In Syria’s parched farmlands, echoes of Egyptian woes

The Syrian government says there is no chance of unrest spreading to the country, but on the ground citizens are suffering all the same problems that pushed Egyptians to breaking point.
March 10, 2011 3:05 by Reuters
PROTEST CALLS IGNORED
Despite the hardships, little is happening on the surface in Syria to indicate that the ruling hierarchy is about to lose its grip. Internet calls for protests went nowhere and a campaign of arrests against independent figures only intensified.
Assad, who came to power aged 34, said in an interview with the Wall Street Journal that reform would have to wait for what he termed as the next generation.
But senior officials called in leading opposition figures separately last month to hear their views.
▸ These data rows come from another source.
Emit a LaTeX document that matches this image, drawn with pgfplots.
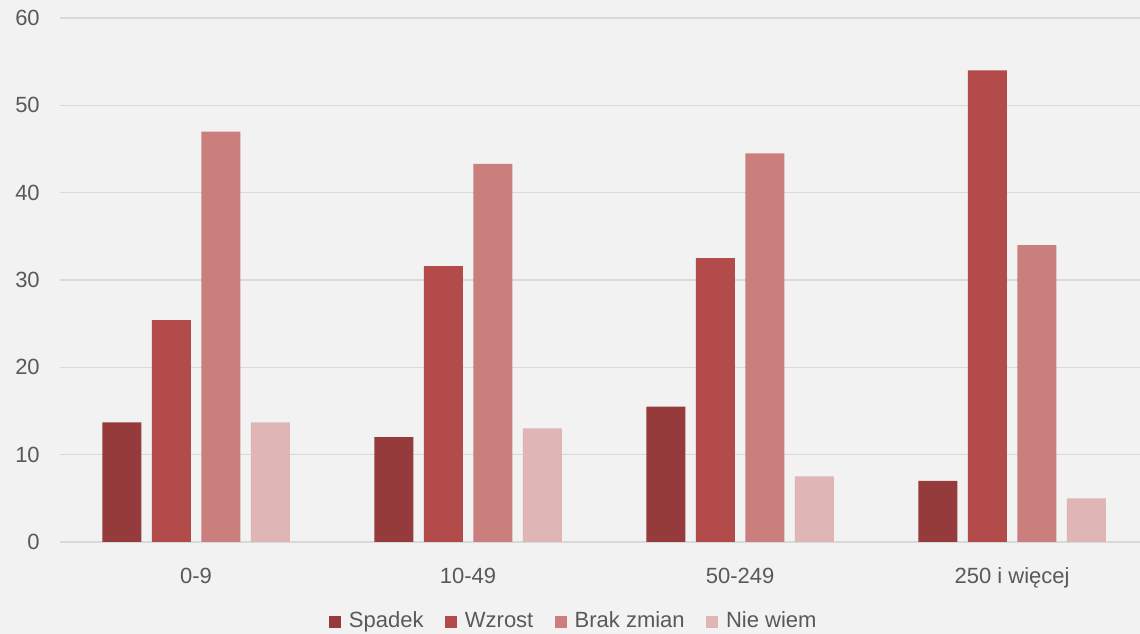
\documentclass[border=0pt]{standalone}
\usepackage{pgfplots}
\pgfplotsset{compat=1.18}
\usepackage{fontspec}
\setmainfont{Liberation Sans}
\definecolor{bg}{HTML}{F2F2F2}
\definecolor{grid}{HTML}{D9D9D9}
\definecolor{txt}{HTML}{595959}
\definecolor{c1}{HTML}{953B3B}
\definecolor{c2}{HTML}{B24B49}
\definecolor{c3}{HTML}{CA7E7D}
\definecolor{c4}{HTML}{DFB5B5}
\begin{document}
\begin{tikzpicture}
\fill[bg] (0,0) rectangle (855pt,475.5pt);
\useasboundingbox (0,0) rectangle (855pt,475.5pt);
\begin{axis}[
  at={(45pt,69pt)}, anchor=south west,
  scale only axis, width=810pt, height=393pt,
  xmin=-0.5, xmax=3.47, ymin=0, ymax=60,
  ytick={0,10,...,60},
  xtick={0,1,2,3},
  xticklabels={0-9,10-49,50-249,250 i więcej},
  axis line style={draw=none},
  major tick length=0pt,
  xtick style={draw=none}, ytick style={draw=none},
  xmajorgrids=false,
  ymajorgrids, y grid style={grid, line width=1.1pt},
  tick label style={font=\fontsize{16.5}{19}\selectfont, text=txt, inner sep=0pt},
  /pgf/number format/assume math mode=true,
  xticklabel style={anchor=base, yshift=-30.8pt},
  yticklabel style={anchor=east, xshift=-15pt},
  ybar, bar width=29.25pt,
  legend columns=4,
  legend style={at={(0.476,-0.153)}, anchor=center, draw=none, fill=none,
    font=\fontsize{16.5}{19}\selectfont, text=txt,
    nodes={text height=12pt, text depth=3.5pt},
    /tikz/every even column/.append style={column sep=14pt},
    /tikz/every odd column/.append style={column sep=4pt}},
  legend image code/.code={\fill[#1] (0pt,-4.5pt) rectangle (9pt,4.5pt);},
]
\addplot[fill=c1, draw=none, bar shift=-55.69pt] coordinates {(0,13.7) (1,12.0) (2,15.5) (3,7.0)};
\addplot[fill=c2, draw=none, bar shift=-18.56pt] coordinates {(0,25.4) (1,31.6) (2,32.5) (3,54.0)};
\addplot[fill=c3, draw=none, bar shift=18.56pt] coordinates {(0,47.0) (1,43.3) (2,44.5) (3,34.0)};
\addplot[fill=c4, draw=none, bar shift=55.69pt] coordinates {(0,13.7) (1,13.0) (2,7.5) (3,5.0)};
\legend{Spadek,Wzrost,Brak zmian,Nie wiem}
\end{axis}
\end{tikzpicture}
\end{document}
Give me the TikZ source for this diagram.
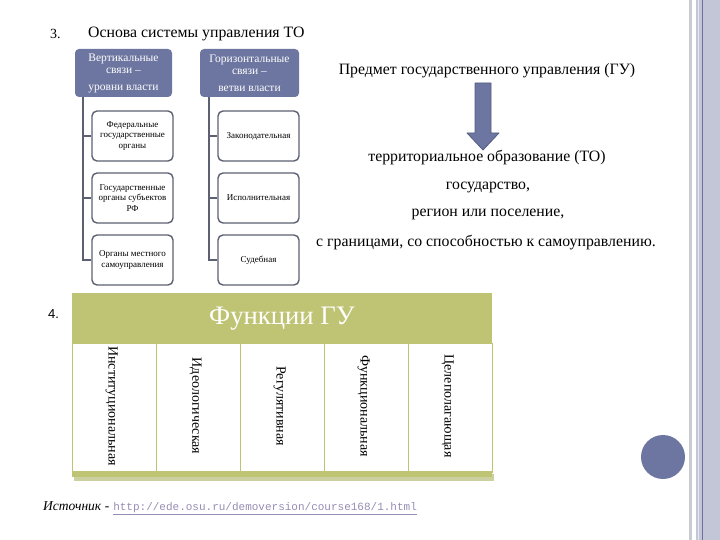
\documentclass[tikz,border=0pt]{standalone}
\usepackage{fontspec}
\setmainfont{Liberation Serif}
\setsansfont{Liberation Sans}
\setmonofont{Liberation Mono}
\usetikzlibrary{calc}

\definecolor{slate}{RGB}{108,118,160}
\definecolor{slatedark}{RGB}{84,92,128}
\definecolor{boxline}{RGB}{92,96,114}
\definecolor{olive}{RGB}{191,196,117}
\definecolor{olivedark}{RGB}{170,176,96}
\definecolor{linkcol}{RGB}{150,140,180}
\definecolor{barlight}{RGB}{200,204,208}
\definecolor{barblue}{RGB}{195,198,214}
\definecolor{barline}{RGB}{110,112,152}

\newcommand{\fs}[1]{\fontsize{#1}{1.15\dimexpr#1pt\relax}\selectfont}

\tikzset{
  topbox/.style={fill=slate, rounded corners=4pt, minimum height=48pt, align=center,
    text=white, inner sep=0pt, font=\fontsize{11.5}{12.5}\selectfont},
  leafbox/.style={draw=boxline, line width=1.4pt, rounded corners=5pt, minimum width=81pt,
    minimum height=50pt, align=center, inner sep=1pt, font=\fs{9}},
  trunk/.style={draw=boxline, line width=1.4pt},
  rtext/.style={font=\fs{15.8}, inner sep=0pt},
  fcol/.style={draw=olive, line width=1.2pt, minimum width=84pt, minimum height=129pt,
    anchor=north west, inner sep=0pt},
}

\begin{document}
\begin{tikzpicture}[x=1pt, y=-1pt]
  \useasboundingbox (0,0) rectangle (720,540);

  % right edge bars
  \fill[barlight] (689,0) rectangle (692,540);
  \fill[barblue] (696,0) rectangle (720,540);
  \draw[barline, line width=1pt] (702,0) -- (702,540);
  \draw[white!60!barblue, line width=1pt] (698.5,0) -- (698.5,540);
  \fill[slate] (663,457) circle (22);

  % 3. structure
  \node[anchor=west, font=\fs{14}, inner sep=0pt] (n3) at (50,34) {3.};
  \node[anchor=west, font=\fs{15.8}, inner sep=0pt] (title) at (88,34) {Основа системы управления ТО};

  \node[topbox, minimum width=97pt] (vert) at (123.5,73)
       {Вертикальные\\связи –\\[4pt]уровни власти};
  \node[topbox, minimum width=99pt] (horz) at (249.5,73)
       {Горизонтальные\\связи –\\[4pt]ветви власти};

  \node[leafbox] (fed)  at (132.5,136) {Федеральные\\государственные\\органы};
  \node[leafbox] (subj) at (132.5,198) {Государственные\\органы субъектов\\РФ};
  \node[leafbox] (mest) at (132.5,260) {Органы местного\\самоуправления};
  \node[leafbox] (zak)  at (258.5,136) {Законодательная};
  \node[leafbox] (isp)  at (258.5,198) {Исполнительная};
  \node[leafbox] (sud)  at (258.5,260) {Судебная};

  \coordinate (vtop) at (83,97);
  \coordinate (htop) at (209,97);
  \draw[trunk] (vtop) |- (fed.west);
  \draw[trunk] (vtop) |- (subj.west);
  \draw[trunk] (vtop) |- (mest.west);
  \draw[trunk] (htop) |- (zak.west);
  \draw[trunk] (htop) |- (isp.west);
  \draw[trunk] (htop) |- (sud.west);

  % subject of management
  \node[rtext] (subject) at (487,71) {Предмет государственного управления (ГУ)};
  \filldraw[fill=slate, draw=slatedark, line width=0.8pt, line join=round]
    (475,83) -- (491,83) -- (491,133) -- (499,133) -- (483,150) -- (467,133) -- (475,133) -- cycle;
  \node[rtext] (terr) at (487,158) {территориальное образование (ТО)};
  \node[rtext] (gos)  at (488,187) {государство,};
  \node[rtext] (reg)  at (488,214) {регион или поселение,};
  \node[rtext] (gran) at (486,243) {с границами, со способностью к самоуправлению.};

  % 4. functions
  \node[anchor=west, font=\sffamily\fs{13}, inner sep=0pt] (n4) at (48,314) {4.};
  \node[fill=olive, minimum width=420pt, minimum height=50pt, anchor=north west, inner sep=0pt,
        text=white, font=\fs{26.7}] (fhead) at (72,293) {};
  \node[text=white, font=\fs{26.7}, inner sep=0pt] (ftitle) at (282,319) {Функции ГУ};
  \fill[olivedark!60!white] (74,474) rectangle (494,481);
  \fill[olive] (72,471) rectangle (492,477);
  \foreach \name [count=\i from 0] in {Институциональная,Идеологическая,Регулятивная,Функциональная,Целеполагающая}{
    \node[fcol] (col\i) at ({72+84*\i},343) {};
    \node[rotate=-90, font=\fs{14}, inner sep=0pt] (lab\i) at ($(col\i.center)+(-3,-2)$) {\name};
  }

  % source
  \node[anchor=west, inner sep=0pt, font=\fs{13.5}] (src) at (43,508)
       {\textit{Источник} -\hspace{4pt}{\color{linkcol}\underline{\ttfamily\fs{11}http://ede.osu.ru/demoversion/course168/1.html}}};
\end{tikzpicture}
\end{document}
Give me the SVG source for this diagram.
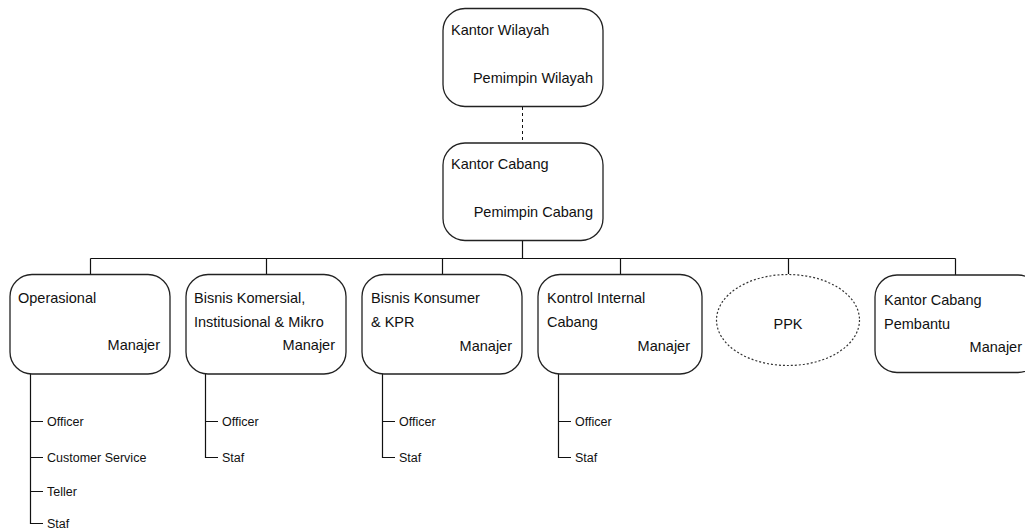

“I told them to look at what happened in Tunisia and Egypt. You have to start by releasing the political prisoners, allowing free press and free expression, lifting emergency laws, preparing for free elections,” one opposition figure said.
“They kept saying that Syria must maintain stability and national cohesion,” he told Reuters.
Economic difficulties could pose the biggest challenge to that stability.
In Hauran’s old Roman city of Bosra, a United Nations World Heritage site, poor tourism facilities have hit revenues. A deterioration in ties with neighbouring Lebanon has resulted in fewer Syrian workers going there, and ripples from the global financial crisis have also been felt.
“I was counting on my children working in the Gulf after they finish their education. Now I am not so sure,” said Thaher Mansour, who saved money working in Dubai.
Asked if the Arab revolution could spread to his country, Mansour said Syria was more religiously and ethnically mixed than Egypt or Tunisia, making unified opposition less likely. But a similar scenario was still possible.
“You cannot keep pressuring people like this. You simply cannot. All what it needs is a spark,” he said.